Fraudulent loans used to finance fraudulent sales
The current case, however, covers four other similar sales involving 68,25 million shares. The total value of these sales, which involved a major part of the outstanding stock of the bank’s shares, has been estimated at between 500 million and 1.2 billion dollars.
The charge alleges that these purchases were engineered by the bank’s top managers, and fully financed with loans from the bank. The bank failed to secure adequate collateral for the loans, other than the shares themselves. This left the entire downside with the bank (and ultimately its creditors and the taxpayers, once it went bust) while the favored customers who participated in the trades could hope to keep the upside, had the bank survived and its share price recovered.
Hreiðar Már, Sigurður, Ingólfur and Magnús Guðmundsson, the CEO of Kaupthing Luxembourg, are all charged with having engineered these sales, which created a false sense of demand for the bank‘s shares. In addition, Björk Þórarinsdóttir, a former member of the loan committee of Kaupthing and Bjarki H. Diego, managing director of the bank‘s loan division, are charged with making fraudulent loans, by failing to secure reasonable collateral for the loans.
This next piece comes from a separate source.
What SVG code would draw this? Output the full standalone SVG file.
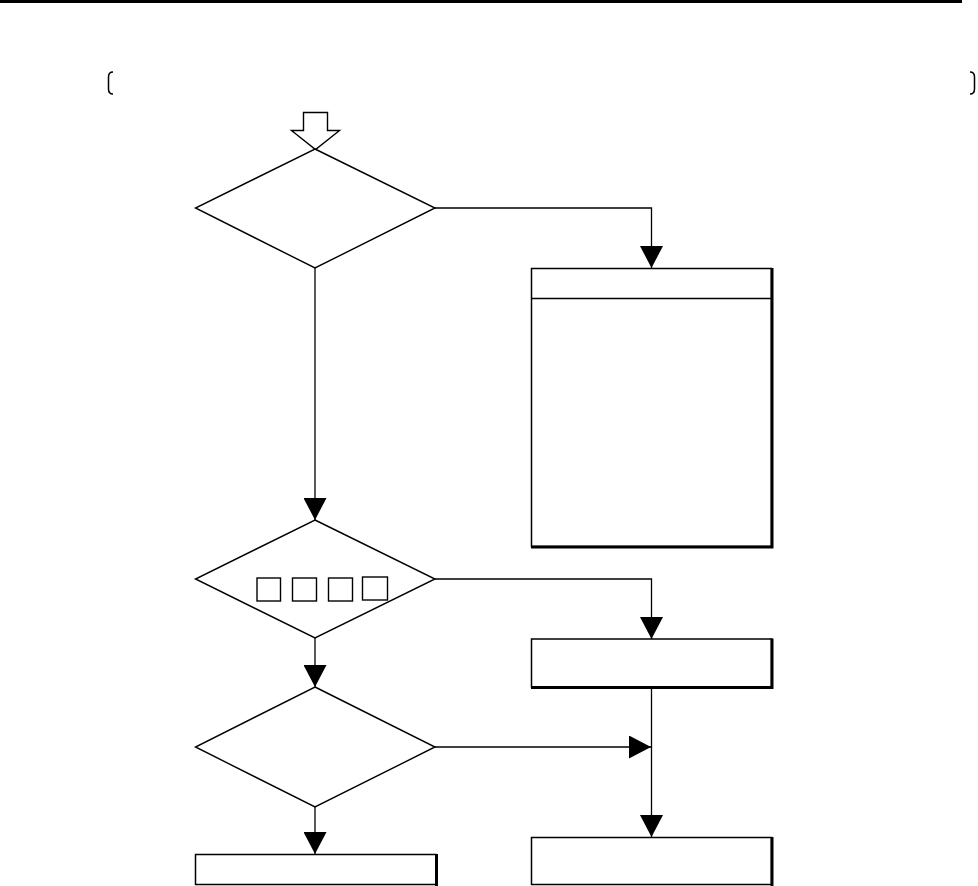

Still, it was one the coolest banks in the world
During the first day of oral testimony, Pétur Kristinn Gunnarsson, a broker, argued he was only following orders and that he had no reason to question his superiors, adding that they were considered to be “superstars” by people in the financial sector.
Pétur said futhermore that he “still believe[s] Kaupthing was among the coolest banks in the world,” and that had the world financial system not crashed in the fall of 2008 he would today be working for the bank, in much the same manner as he had been in 2007 and 2008.
Which is probably the crux of the matter.
There is little reason to assume that anyone, let alone financial superstars like the managers of Kaupthing, would have been charged with anything had Kaupthing not collapsed. And there is every reason to think it would still be considered one of the coolest banks in the world had it managed to weather the storm.